Cuando se acerca el final de la primera década del siglo XXI, lo que vivieron María Esther, su padre y su hijo, va tomando un rostro inédito, que ellos mismos ignoran. Cada vez más niños y adolescentes que engrosan las hoy denominadas poblaciones callejeras, buscan replegarse de forma intermitente en hoteles de paso, por 50 pesos la noche. No es que hayan aumentado sus posibilidades de mejorar su calidad de vida; han sido orillados por unas condiciones cada vez más inclementes y la “limpieza social” sistemática emprendida por el Gobierno del Distrito Federal desde 2004. Ciertamente, allá adentro siguen enfrentando formas de explotación.
Por ejemplo, los hoteles El Escorial, El Recreo y Drigales, en la Colonia Guerrero, se cuentan entre los más concurridos por niños y niñas de diversas edades; muchas de estás últimas viven de prostituirse en el callejón de San Pablo, conocido también como “La Pasarela” –a una calle del Metro La Merced–. Entremezclándose con otras mujeres, se integran en una fila circular con la expectativa de ser “seleccionadas” a cambio de “tarifas” entre 70 y 500 pesos. Los regenteadores, armados, acechan. Acompañadas de sus clientes ocasionales, las menores de la calle se internan en otros hoteles de paso cercanos, en cuya entrada, paradójicamente, se advierte que está prohibida “la entrada a menores”.
-Los non gratos en la Ciudad Bonita
“Limpieza social” podría parecer una expresión desmedida tratándose de lo que sucede con los niños y otras personas que, como Esther, Ricardo y las niñas explotadas sexualmente en San Pablo, patean sin devenir las calles de la ciudad de México. Pero no lo es. “Hay diversas expresiones contemporáneas que buscan el mismo objetivo: el retiro de la vía pública de personas non gratas a través de actos de autoridad sistemáticos, dirigidos a poblaciones excluidas, que atentan contra los derechos humanos con acciones encubiertas por la impunidad”, afirma el Diagnóstico de Derechos Humanos del Distrito Federal, realizado en 2008 por diversas organizaciones de la sociedad civil, instituciones académicas, el Tribunal Superior de Justicia, la Asamblea Legislativa y la Comisión de Derechos Humanos del DF, así como el propio gobierno capitalino.
El documento añade que “Las agresiones hacia los grupos callejeros están en ascenso, desde las acciones de los propietarios de las centrales camioneras del Norte y Observatorio, quienes contratan seguridad con perros para atacar a los niños y niñas que ingresaran en los andenes, hasta las acciones de ¿limpieza social? por las visitas de gobernantes internacionales”.
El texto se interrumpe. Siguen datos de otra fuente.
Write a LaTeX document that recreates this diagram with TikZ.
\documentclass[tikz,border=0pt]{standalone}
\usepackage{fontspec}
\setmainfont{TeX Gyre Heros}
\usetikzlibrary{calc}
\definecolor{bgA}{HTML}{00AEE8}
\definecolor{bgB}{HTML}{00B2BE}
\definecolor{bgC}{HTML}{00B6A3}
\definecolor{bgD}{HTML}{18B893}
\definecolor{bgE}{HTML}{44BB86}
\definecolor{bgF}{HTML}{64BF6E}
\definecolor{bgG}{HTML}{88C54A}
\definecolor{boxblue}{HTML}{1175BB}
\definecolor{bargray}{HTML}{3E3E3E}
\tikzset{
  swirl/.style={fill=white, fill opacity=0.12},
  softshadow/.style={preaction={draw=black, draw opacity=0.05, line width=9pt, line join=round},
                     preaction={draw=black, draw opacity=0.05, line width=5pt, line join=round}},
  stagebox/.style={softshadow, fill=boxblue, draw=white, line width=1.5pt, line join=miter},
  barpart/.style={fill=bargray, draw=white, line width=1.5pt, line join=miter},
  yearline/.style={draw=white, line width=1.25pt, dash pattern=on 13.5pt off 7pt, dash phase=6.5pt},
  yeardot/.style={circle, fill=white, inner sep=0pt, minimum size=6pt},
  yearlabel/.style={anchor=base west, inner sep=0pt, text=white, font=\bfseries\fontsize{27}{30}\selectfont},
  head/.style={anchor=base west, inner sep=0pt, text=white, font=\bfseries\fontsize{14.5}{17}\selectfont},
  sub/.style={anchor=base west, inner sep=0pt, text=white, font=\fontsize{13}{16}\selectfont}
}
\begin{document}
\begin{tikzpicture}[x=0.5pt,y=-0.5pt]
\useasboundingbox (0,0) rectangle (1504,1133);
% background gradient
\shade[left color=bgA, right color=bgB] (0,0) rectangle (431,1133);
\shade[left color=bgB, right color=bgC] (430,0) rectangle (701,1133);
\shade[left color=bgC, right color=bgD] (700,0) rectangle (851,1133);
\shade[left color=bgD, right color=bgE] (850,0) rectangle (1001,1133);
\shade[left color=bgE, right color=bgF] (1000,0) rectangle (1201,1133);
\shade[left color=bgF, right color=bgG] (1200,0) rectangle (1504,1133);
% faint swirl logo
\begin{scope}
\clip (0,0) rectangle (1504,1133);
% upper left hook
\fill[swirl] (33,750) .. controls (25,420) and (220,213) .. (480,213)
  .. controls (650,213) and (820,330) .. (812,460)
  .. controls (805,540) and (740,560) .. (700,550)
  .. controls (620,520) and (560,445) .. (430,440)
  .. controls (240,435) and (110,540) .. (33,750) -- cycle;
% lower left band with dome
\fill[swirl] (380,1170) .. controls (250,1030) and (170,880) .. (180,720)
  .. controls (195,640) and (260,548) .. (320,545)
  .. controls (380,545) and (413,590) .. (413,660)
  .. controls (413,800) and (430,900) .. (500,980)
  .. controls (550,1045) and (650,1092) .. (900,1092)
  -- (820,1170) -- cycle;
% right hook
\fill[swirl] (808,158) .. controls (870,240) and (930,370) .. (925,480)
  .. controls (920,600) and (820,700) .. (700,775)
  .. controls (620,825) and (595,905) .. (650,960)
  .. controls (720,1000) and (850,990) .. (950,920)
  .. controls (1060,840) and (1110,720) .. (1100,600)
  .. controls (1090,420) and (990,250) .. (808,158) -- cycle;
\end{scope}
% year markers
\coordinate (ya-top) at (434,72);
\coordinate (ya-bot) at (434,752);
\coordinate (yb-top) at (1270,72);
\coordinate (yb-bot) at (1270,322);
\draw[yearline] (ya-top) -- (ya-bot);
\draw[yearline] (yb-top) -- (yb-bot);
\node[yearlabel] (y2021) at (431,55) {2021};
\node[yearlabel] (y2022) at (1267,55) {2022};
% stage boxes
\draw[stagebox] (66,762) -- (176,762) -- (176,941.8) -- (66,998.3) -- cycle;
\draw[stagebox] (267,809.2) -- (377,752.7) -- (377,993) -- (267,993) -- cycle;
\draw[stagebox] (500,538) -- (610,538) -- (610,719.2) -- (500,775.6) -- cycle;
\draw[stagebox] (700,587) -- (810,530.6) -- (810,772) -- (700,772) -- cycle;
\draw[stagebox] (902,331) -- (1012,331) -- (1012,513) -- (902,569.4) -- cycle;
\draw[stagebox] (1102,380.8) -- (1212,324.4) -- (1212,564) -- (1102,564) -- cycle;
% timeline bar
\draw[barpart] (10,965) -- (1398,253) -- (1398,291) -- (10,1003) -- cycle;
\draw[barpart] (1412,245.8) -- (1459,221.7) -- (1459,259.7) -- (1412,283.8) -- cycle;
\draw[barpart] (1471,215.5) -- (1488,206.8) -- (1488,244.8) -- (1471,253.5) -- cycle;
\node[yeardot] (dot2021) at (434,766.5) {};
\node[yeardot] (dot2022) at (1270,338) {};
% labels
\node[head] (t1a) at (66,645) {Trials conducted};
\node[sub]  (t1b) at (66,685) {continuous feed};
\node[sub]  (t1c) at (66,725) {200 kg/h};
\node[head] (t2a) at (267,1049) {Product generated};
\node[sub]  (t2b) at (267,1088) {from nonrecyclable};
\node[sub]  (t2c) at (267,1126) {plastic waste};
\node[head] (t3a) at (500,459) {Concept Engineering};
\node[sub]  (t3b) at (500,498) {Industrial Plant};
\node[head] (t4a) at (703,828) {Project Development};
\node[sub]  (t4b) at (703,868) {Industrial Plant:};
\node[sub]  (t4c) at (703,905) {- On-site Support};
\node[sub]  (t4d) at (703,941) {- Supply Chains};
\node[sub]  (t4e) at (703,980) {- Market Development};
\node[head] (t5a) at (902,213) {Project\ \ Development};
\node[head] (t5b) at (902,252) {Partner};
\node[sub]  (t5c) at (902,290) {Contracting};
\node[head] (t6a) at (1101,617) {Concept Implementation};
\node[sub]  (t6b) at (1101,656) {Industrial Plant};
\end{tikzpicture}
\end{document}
En el último trimestre de 2004, durante el gobierno de Andrés Manuel López Obrador, inició el Programa Emergente de Mejoramiento de la Imagen Urbana denominado “Ciudad Bonita”. Está enfocado en el corredor turístico y cultural Paseo de la Reforma-Centro Histórico, que incluye 147 kilómetros de recorrido urbano remozado, e implica entre otras cosas el retiro de limpiaparabrisas, indigentes y otras poblaciones callejeras, con fundamento en Ley de Cultura Cívica, entonces aprobada.
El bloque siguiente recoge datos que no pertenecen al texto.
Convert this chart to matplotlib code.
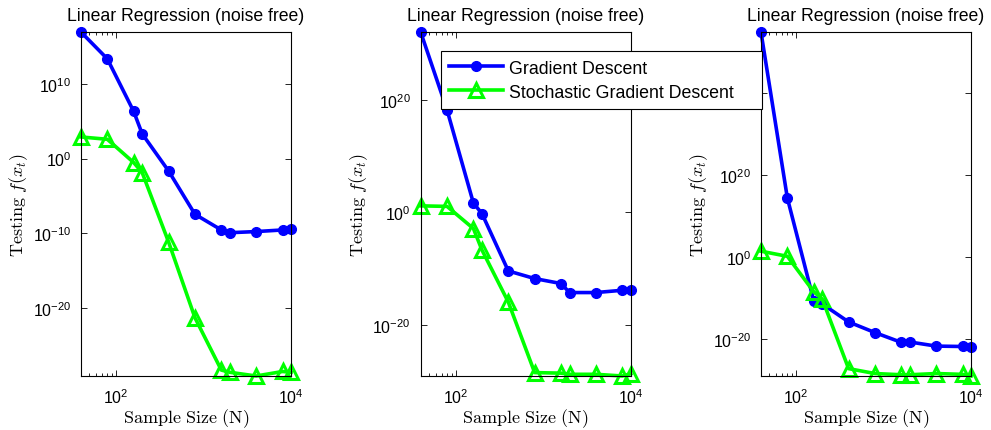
import matplotlib
matplotlib.use("Agg")
import matplotlib.pyplot as plt
import numpy as np

plt.rcParams['font.family'] = ['Liberation Sans', 'DejaVu Sans']
plt.rcParams['mathtext.fontset'] = 'cm'

# sample sizes
N = [40, 80, 160, 200, 400, 800, 1600, 2000, 4000, 8000, 10000]

# testing error, one pair of curves per run
gd_1 = [8.5e16, 2.2e13, 2e6, 2e3, 2.2e-2, 3.5e-8, 2.8e-10, 1.2e-10, 1.7e-10, 2.8e-10, 4.3e-10]
sgd_1 = [7.8e2, 3.8e2, 2.9e-1, 1.3e-2, 6.9e-12, 5e-22, 5e-29, 2.5e-29, 8e-30, 3.2e-29, 2.5e-29]

gd_2 = [1e32, 1.5e18, 45, 0.66, 4.3e-11, 1.9e-12, 2.5e-13, 6.3e-15, 6.3e-15, 1.6e-14, 1.6e-14]
sgd_2 = [15, 12, 1.4e-3, 2.3e-7, 1.3e-16, 4e-29, 3.2e-29, 2e-29, 2e-29, 1e-29, 2.5e-29]

gd_3 = [1e55, 2.9e14, 2.5e-11, 4e-12, 1.6e-16, 4e-19, 1.6e-21, 2e-21, 2e-22, 1.6e-22, 1.3e-22]
sgd_3 = [30, 1.7, 3.7e-9, 6.3e-11, 6.3e-28, 4e-29, 2e-29, 2e-29, 4e-29, 2.5e-29, 1e-29]

runs = [(gd_1, sgd_1), (gd_2, sgd_2), (gd_3, sgd_3)]
yticks = [[1e-20, 1e-10, 1e0, 1e10],
          [1e-20, 1e0, 1e20, 1e40],
          [1e-20, 1e0, 1e20, 1e40]]
lefts = [0.0817, 0.4245, 0.7679]

fig = plt.figure(figsize=(9.91, 4.31), dpi=100)

handles = None
for i, (gd, sgd) in enumerate(runs):
    ax = fig.add_axes([lefts[i], 0.1253, 0.212, 0.798])
    h1, = ax.loglog(N, gd, '-o', color='#0000ff', lw=2.6, ms=7,
                    label='Gradient Descent')
    h2, = ax.loglog(N, sgd, '-^', color='#00ff00', lw=2.6, ms=10,
                    mfc='none', mew=2.2, label='Stochastic Gradient Descent')
    handles = [h1, h2]
    for line in handles:
        line.set_clip_on(False)
    ax.set_xticks([1e2, 1e4])
    ax.set_xticks([50, 60, 70, 80, 90], minor=True)
    ax.set_xticklabels([], minor=True)
    ax.set_yticks(yticks[i])
    ax.yaxis.set_minor_locator(matplotlib.ticker.NullLocator())
    # tight limits on the data range
    lo = min(min(gd), min(sgd))
    hi = max(max(gd), max(sgd))
    ax.set_xlim(40, 10000)
    ax.set_ylim(lo, hi)
    ax.tick_params(which='both', direction='in', top=True, right=True,
                   labelsize=11.5, width=0.6)
    ax.tick_params(which='major', length=4)
    ax.tick_params(axis='y', which='major', pad=7)
    ax.tick_params(axis='x', which='major', pad=8)
    ax.tick_params(which='minor', length=2)
    for s in ax.spines.values():
        s.set_linewidth(0.8)
    ax.set_title('Linear Regression (noise free)', fontsize=12.7, pad=8.5)
    ax.set_xlabel(r'$\mathrm{Sample\ Size\ (N)}$', fontsize=13, labelpad=0)
    ax.set_ylabel(r'$\mathrm{Testing}\ f(x_t)$', fontsize=13, labelpad=2)

leg = fig.legend(handles, [h.get_label() for h in handles],
                 loc='upper left', bbox_to_anchor=(0.445, 0.759, 0.324, 0.12),
                 mode='expand', borderaxespad=0, fontsize=12.8, frameon=True,
                 fancybox=False, edgecolor='black', framealpha=1,
                 borderpad=0.47, handlelength=3.0, labelspacing=0.4,
                 handletextpad=0.35)
leg.get_frame().set_linewidth(0.8)
leg.set_zorder(20)

fig.savefig('out.png', dpi=100)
Desde recién nacidos hasta adolescentes y ancianos de la calle fueron arrojados de este modo hacia la periferia de la ciudad. Y hoy “el gobierno capitalino, con Marcelo Ebrard, mantiene esa política. La Secretaría de Obras y Servicios, y la Dirección General de Servicios Urbanos impulsa el Programa de Rescate de Espacios Públicos Manos a la Obra, que incluyó en su primera etapa la recuperación de 20 espacios públicos alternos; es decir, parques, plazas y áreas verdes, mediante ‘barrido fino’ del parque, recolección de basura, jornada de triques para los vecinos que habitan alrededor del parque, graffitis en bardas y fachadas, y retiro de comerciantes ambulantes e indigentes”, precisa aquel Diagnóstico.
-“Nos barren a todos”
La brutalidad no es algo excepcional. María Esther dice que el problema de vivir en la calle no es sólo la inclemencia, sino que “luego pasan los camionetas blancas (del gobierno capitalino) y nos avientan chorros de agua y nos barren a todos”.
Pero opciones no hay muchas. Esta mujer trabaja de ocho de la mañana a cinco de la tarde limpiando un cine, por 51.95 pesos diarios. Ricardo lava autos en los alrededores de la Plaza del Estudiante. A veces, el poco dinero que llevan encima pasa a manos de patrulleros que los extorsionan por no tener documentos con qué identificarse.